Honestly that works for human recruiters too.
I have a very “Caucasian” name. For years, I had some serious confused faces during interviews, people who thought I was a great applicant on paper but then cut the meeting short because I suddenly “dont fit the culture”.
I now include my photo in my application. Saves me time too, because I don’t want to work at a racist ass company.
KevonLooney@lemm.ee 8 months ago
This is why statistics are important. Conservatives will say “that’s tokenism! They’re not getting jobs on merit!”
My guy, quotas for underserved minorities and women exist because we don’t live in a meritocracy. Talent and ambition is dispersed equally. If you are mostly hiring and promoting people like you, that’s exactly why quotas are needed.
makyo@lemmy.world 8 months ago
I was recently at a launch party Q&A and a guy in the audience actually asked whether quotas kept deserving men from the job. I shit you not - the product being launched was an educational game about equal treatment of women in the workforce. I guess that showed they were reaching the right people at least.

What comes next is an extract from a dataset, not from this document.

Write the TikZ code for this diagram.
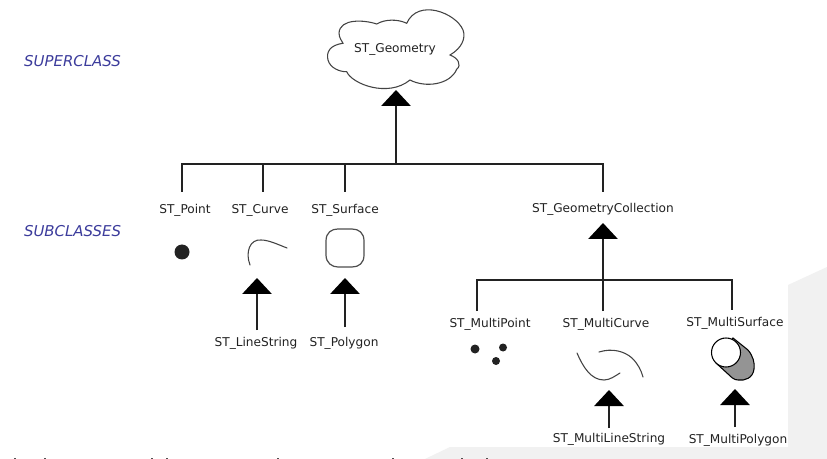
\documentclass[tikz,border=0pt]{standalone}
\usepackage{fontspec}
\setmainfont{DejaVu Sans}
\usetikzlibrary{arrows.meta}
\definecolor{inkc}{HTML}{222222}
\definecolor{headc}{HTML}{3C3C9C}
\definecolor{pagec}{HTML}{F1F1F1}
\tikzset{
  lbl/.style={font=\fontsize{9.1pt}{11pt}\selectfont, text=inkc, inner sep=0pt, anchor=center},
  head/.style={font=\fontsize{11.2pt}{13pt}\selectfont\itshape, text=headc, inner sep=0pt, anchor=center},
  bus/.style={draw=inkc, line width=1.5pt, line join=miter},
  inherit/.style={draw=inkc, line width=1.5pt, -{Triangle[width=22pt,length=12pt,color=black]}},
  shapeline/.style={draw=inkc!85, line width=0.8pt, line cap=round},
  dotm/.style={fill=inkc, draw=none},
}
\begin{document}
\begin{tikzpicture}[x=0.75pt,y=-0.75pt]
\useasboundingbox (0,0) rectangle (827,459);
\fill[white] (0,0) rectangle (827,459);
% page backdrop
\fill[pagec] (788,285) -- (827,267) -- (827,459) -- (425,459) -- (450,447) -- (788,447) -- cycle;
% section headings
\node[head] (super) at (72.5,61.5) {SUPERCLASS};
\node[head] (sub) at (72.5,231.5) {SUBCLASSES};
% cloud
\draw[draw=inkc!85, line width=0.8pt, fill=white]
  (346.7,71.7) .. controls (352,84) and (388,98) .. (410,80)
  .. controls (425,88) and (450,85) .. (456.7,69.3)
  .. controls (462,65) and (458,58) .. (450,55)
  .. controls (462,48) and (466,38) .. (463,30)
  .. controls (456,13) and (418,-2) .. (406.7,23.3)
  .. controls (398,19) and (385,19) .. (376.7,24)
  .. controls (365,20) and (340,18) .. (339,33)
  .. controls (339,38) and (342,41) .. (343,43.3)
  .. controls (330,45) and (326,52) .. (328,60)
  .. controls (330,68) and (340,72) .. (346.7,71.7) -- cycle;
\node[lbl] (geom) at (395,49) {ST\_Geometry};
% labels
\node[lbl] (point) at (185,210) {ST\_Point};
\node[lbl] (curve) at (260,210.5) {ST\_Curve};
\node[lbl] (surface) at (345,210.5) {ST\_Surface};
\node[lbl] (coll) at (603,209) {ST\_GeometryCollection};
\node[lbl] (lstr) at (256,343) {ST\_LineString};
\node[lbl] (poly) at (344,343) {ST\_Polygon};
\node[lbl] (mpoint) at (490,324) {ST\_MultiPoint};
\node[lbl] (mcurve) at (606,324) {ST\_MultiCurve};
\node[lbl] (msurf) at (735,323) {ST\_MultiSurface};
\node[lbl] (mlstr) at (609,439) {ST\_MultiLineString};
\node[lbl] (mpoly) at (738,440) {ST\_MultiPolygon};
% geometry symbols
\fill[dotm] (182,252) circle (7.5);
\draw[shapeline] (250,265) .. controls (245,252) and (250,239) .. (261,240) .. controls (269,240) and (279,245) .. (287,248);
\draw[draw=inkc!80, line width=0.9pt] (326,241) .. controls (326,232) and (332,229) .. (338,229) -- (352,229) .. controls (359,229) and (364,233) .. (364,241) -- (364,255) .. controls (364,263) and (359,267) .. (352,267) -- (338,267) .. controls (332,267) and (326,263) .. (326,255) -- cycle;
\fill[dotm] (475,349) circle (4.5);
\fill[dotm] (503,347.5) circle (4);
\fill[dotm] (496,361) circle (4);
\draw[shapeline] (577,353) .. controls (583,367) and (591,380) .. (604,380) .. controls (610,380) and (615,376) .. (620,373);
\draw[shapeline] (599,352) .. controls (612,348) and (624,351) .. (632,358) .. controls (638,364) and (641,370) .. (643,377);
\draw[draw=black, line width=0.8pt, fill=black!42] (733,338) -- (748,350) .. controls (753,356) and (755,363) .. (754,369) .. controls (753,378) and (745,381) .. (738,380) .. controls (734,380) and (731,377) .. (728,374) -- (716,363) -- cycle;
\draw[draw=black, line width=0.8pt, fill=white] (726,352.5) circle (14.5);
% tree coordinates
\coordinate (b1a) at (182,164);
\coordinate (b1b) at (263,164);
\coordinate (b1c) at (345,164);
\coordinate (b1d) at (603,164);
\coordinate (b1m) at (396,164);
\coordinate (d1a) at (182,192);
\coordinate (d1b) at (263,192);
\coordinate (d1c) at (345,192);
\coordinate (d1d) at (603,192);
\coordinate (tipg) at (396,90);
\coordinate (b2a) at (477,280);
\coordinate (b2b) at (603,280);
\coordinate (b2c) at (732,280);
\coordinate (d2a) at (477,311);
\coordinate (d2b) at (603,311);
\coordinate (d2c) at (732,310);
\coordinate (tipc) at (603,223);
\coordinate (tl1) at (257,278); \coordinate (sl1) at (257,330);
\coordinate (tl2) at (345,278); \coordinate (sl2) at (345,327);
\coordinate (tl3) at (609,390); \coordinate (sl3) at (609,428);
\coordinate (tl4) at (735,389); \coordinate (sl4) at (735,427);
% connectors
\draw[bus] (d1a) -- (b1a) -- (b1d) -- (d1d);
\draw[bus] (d1b) -- (b1b);
\draw[bus] (d1c) -- (b1c);
\draw[inherit] (b1m) -- (tipg);
\draw[bus] (d2a) -- (b2a) -- (b2c) -- (d2c);
\draw[inherit] (d2b) -- (tipc);
\draw[inherit] (sl1) -- (tl1);
\draw[inherit] (sl2) -- (tl2);
\draw[inherit] (sl3) -- (tl3);
\draw[inherit] (sl4) -- (tl4);
% cut-off line at the lower edge
\foreach \mx in {15,45,152,167,278,393,462,487}
  \fill[inkc!80] (\mx-0.8,457.5) rectangle (\mx+0.8,459);
\end{tikzpicture}
\end{document}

Trantarius@lemmy.dbzer0.com 8 months ago
Quotas are not the only way to combat discrimination, nor are they a good one. Name-blind hiring would resolve name discrimination without making additional presumptions about the applicant pool. A quota presumes that the applicant pool has a particular racial mix, and that a person’s qualifications and willingness to apply are independent of race. And even if those happen to be true, it can’t take into account the possibility that the random distribution of applicants just happens to sway one way or another in a particular instance.